» Dataset extract

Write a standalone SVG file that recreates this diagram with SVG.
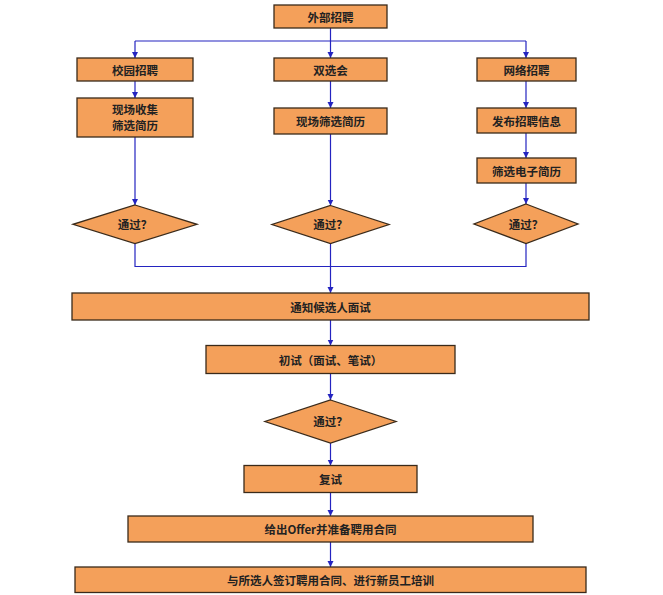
<svg xmlns="http://www.w3.org/2000/svg" width="663" height="595" viewBox="0 0 663 595">
<style>
.n{fill:#F4A05A;stroke:#3a2a1a;stroke-width:1.3}
.t{font-family:"Noto Sans CJK SC","DejaVu Sans",sans-serif;font-size:11.5px;font-weight:bold;fill:#222;text-anchor:middle;dominant-baseline:central}
.c{fill:none;stroke:#2424C0;stroke-width:1.2}
</style>
<defs>
<marker id="a" viewBox="0 0 8 8" refX="8" refY="4" markerWidth="6" markerHeight="7" orient="auto" markerUnits="userSpaceOnUse">
<path d="M0,0 L8,4 L0,8 Z" fill="#2424C0"/>
</marker>
</defs>
<rect width="663" height="595" fill="#fff"/>
<g id="connectors">
<path class="c" d="M330.5,28 V41 M135,41 H526"/>
<path class="c" d="M135,41 V58" marker-end="url(#a)"/>
<path class="c" d="M330.5,41 V58" marker-end="url(#a)"/>
<path class="c" d="M526,41 V58" marker-end="url(#a)"/>
<path class="c" d="M135,81 V98" marker-end="url(#a)"/>
<path class="c" d="M330.5,81 V108" marker-end="url(#a)"/>
<path class="c" d="M526,81 V108" marker-end="url(#a)"/>
<path class="c" d="M526,133 V158" marker-end="url(#a)"/>
<path class="c" d="M135,137 V205" marker-end="url(#a)"/>
<path class="c" d="M330.5,134 V205.5" marker-end="url(#a)"/>
<path class="c" d="M526,183 V204" marker-end="url(#a)"/>
<path class="c" d="M135,243.5 V266.5 H526 V243.5"/>
<path class="c" d="M330.5,243.5 V293" marker-end="url(#a)"/>
<path class="c" d="M330.5,320 V345.5" marker-end="url(#a)"/>
<path class="c" d="M330.5,373.5 V400" marker-end="url(#a)"/>
<path class="c" d="M330.5,443 V465.5" marker-end="url(#a)"/>
<path class="c" d="M330.5,492.5 V516" marker-end="url(#a)"/>
<path class="c" d="M330.5,542 V567" marker-end="url(#a)"/>
</g>
<g id="n1"><rect class="n" x="274" y="5" width="113" height="23"/><text class="t" x="330.5" y="16.5">外部招聘</text></g>
<g id="n2"><rect class="n" x="77" y="58" width="116" height="23"/><text class="t" x="135" y="69.5">校园招聘</text></g>
<g id="n3"><rect class="n" x="274" y="58" width="113" height="23"/><text class="t" x="330.5" y="69.5">双选会</text></g>
<g id="n4"><rect class="n" x="477" y="58" width="99" height="23"/><text class="t" x="526.5" y="69.5">网络招聘</text></g>
<g id="n5"><rect class="n" x="77" y="98" width="116" height="39"/><text class="t" x="135" y="109">现场收集</text><text class="t" x="135" y="125">筛选简历</text></g>
<g id="n6"><rect class="n" x="274" y="108" width="113" height="26"/><text class="t" x="330.5" y="121">现场筛选简历</text></g>
<g id="n7"><rect class="n" x="477" y="108" width="99" height="25"/><text class="t" x="526.5" y="120.5">发布招聘信息</text></g>
<g id="n8"><rect class="n" x="477" y="158" width="99" height="25"/><text class="t" x="526.5" y="170.5">筛选电子简历</text></g>
<g id="d1"><polygon class="n" points="135,205 197,224.3 135,243.5 73,224.3"/><text class="t" x="135" y="224">通过？</text></g>
<g id="d2"><polygon class="n" points="330.5,205.5 389,224.5 330.5,243.5 272,224.5"/><text class="t" x="330.5" y="224">通过？</text></g>
<g id="d3"><polygon class="n" points="526,204 578,224 526,243.5 474,224"/><text class="t" x="526" y="223.5">通过？</text></g>
<g id="n9"><rect class="n" x="72" y="293" width="517" height="27"/><text class="t" x="330.5" y="306.5">通知候选人面试</text></g>
<g id="n10"><rect class="n" x="206" y="345.5" width="249" height="28"/><text class="t" x="330.5" y="359.5">初试（面试、笔试）</text></g>
<g id="d4"><polygon class="n" points="330.5,400 396,421.5 330.5,443 265,421.5"/><text class="t" x="330.5" y="421">通过？</text></g>
<g id="n11"><rect class="n" x="244" y="465.5" width="173" height="27"/><text class="t" x="330.5" y="479">复试</text></g>
<g id="n12"><rect class="n" x="128" y="516" width="405" height="26"/><text class="t" x="330.5" y="529">给出Offer并准备聘用合同</text></g>
<g id="n13"><rect class="n" x="75" y="567" width="511" height="25.5"/><text class="t" x="330.5" y="579.5">与所选人签订聘用合同、进行新员工培训</text></g>
</svg>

» Description of the task
Extract all the data above exactly, excluding every picture.

» Solution to the problem
Write a standalone SVG file that recreates this diagram with SVG.
<svg xmlns="http://www.w3.org/2000/svg" width="663" height="595" viewBox="0 0 663 595">
<style>
.n{fill:#F4A05A;stroke:#3a2a1a;stroke-width:1.3}
.t{font-family:"Noto Sans CJK SC","DejaVu Sans",sans-serif;font-size:11.5px;font-weight:bold;fill:#222;text-anchor:middle;dominant-baseline:central}
.c{fill:none;stroke:#2424C0;stroke-width:1.2}
</style>
<defs>
<marker id="a" viewBox="0 0 8 8" refX="8" refY="4" markerWidth="6" markerHeight="7" orient="auto" markerUnits="userSpaceOnUse">
<path d="M0,0 L8,4 L0,8 Z" fill="#2424C0"/>
</marker>
</defs>
<rect width="663" height="595" fill="#fff"/>
<g id="connectors">
<path class="c" d="M330.5,28 V41 M135,41 H526"/>
<path class="c" d="M135,41 V58" marker-end="url(#a)"/>
<path class="c" d="M330.5,41 V58" marker-end="url(#a)"/>
<path class="c" d="M526,41 V58" marker-end="url(#a)"/>
<path class="c" d="M135,81 V98" marker-end="url(#a)"/>
<path class="c" d="M330.5,81 V108" marker-end="url(#a)"/>
<path class="c" d="M526,81 V108" marker-end="url(#a)"/>
<path class="c" d="M526,133 V158" marker-end="url(#a)"/>
<path class="c" d="M135,137 V205" marker-end="url(#a)"/>
<path class="c" d="M330.5,134 V205.5" marker-end="url(#a)"/>
<path class="c" d="M526,183 V204" marker-end="url(#a)"/>
<path class="c" d="M135,243.5 V266.5 H526 V243.5"/>
<path class="c" d="M330.5,243.5 V293" marker-end="url(#a)"/>
<path class="c" d="M330.5,320 V345.5" marker-end="url(#a)"/>
<path class="c" d="M330.5,373.5 V400" marker-end="url(#a)"/>
<path class="c" d="M330.5,443 V465.5" marker-end="url(#a)"/>
<path class="c" d="M330.5,492.5 V516" marker-end="url(#a)"/>
<path class="c" d="M330.5,542 V567" marker-end="url(#a)"/>
</g>
<g id="n1"><rect class="n" x="274" y="5" width="113" height="23"/><text class="t" x="330.5" y="16.5">外部招聘</text></g>
<g id="n2"><rect class="n" x="77" y="58" width="116" height="23"/><text class="t" x="135" y="69.5">校园招聘</text></g>
<g id="n3"><rect class="n" x="274" y="58" width="113" height="23"/><text class="t" x="330.5" y="69.5">双选会</text></g>
<g id="n4"><rect class="n" x="477" y="58" width="99" height="23"/><text class="t" x="526.5" y="69.5">网络招聘</text></g>
<g id="n5"><rect class="n" x="77" y="98" width="116" height="39"/><text class="t" x="135" y="109">现场收集</text><text class="t" x="135" y="125">筛选简历</text></g>
<g id="n6"><rect class="n" x="274" y="108" width="113" height="26"/><text class="t" x="330.5" y="121">现场筛选简历</text></g>
<g id="n7"><rect class="n" x="477" y="108" width="99" height="25"/><text class="t" x="526.5" y="120.5">发布招聘信息</text></g>
<g id="n8"><rect class="n" x="477" y="158" width="99" height="25"/><text class="t" x="526.5" y="170.5">筛选电子简历</text></g>
<g id="d1"><polygon class="n" points="135,205 197,224.3 135,243.5 73,224.3"/><text class="t" x="135" y="224">通过？</text></g>
<g id="d2"><polygon class="n" points="330.5,205.5 389,224.5 330.5,243.5 272,224.5"/><text class="t" x="330.5" y="224">通过？</text></g>
<g id="d3"><polygon class="n" points="526,204 578,224 526,243.5 474,224"/><text class="t" x="526" y="223.5">通过？</text></g>
<g id="n9"><rect class="n" x="72" y="293" width="517" height="27"/><text class="t" x="330.5" y="306.5">通知候选人面试</text></g>
<g id="n10"><rect class="n" x="206" y="345.5" width="249" height="28"/><text class="t" x="330.5" y="359.5">初试（面试、笔试）</text></g>
<g id="d4"><polygon class="n" points="330.5,400 396,421.5 330.5,443 265,421.5"/><text class="t" x="330.5" y="421">通过？</text></g>
<g id="n11"><rect class="n" x="244" y="465.5" width="173" height="27"/><text class="t" x="330.5" y="479">复试</text></g>
<g id="n12"><rect class="n" x="128" y="516" width="405" height="26"/><text class="t" x="330.5" y="529">给出Offer并准备聘用合同</text></g>
<g id="n13"><rect class="n" x="75" y="567" width="511" height="25.5"/><text class="t" x="330.5" y="579.5">与所选人签订聘用合同、进行新员工培训</text></g>
</svg>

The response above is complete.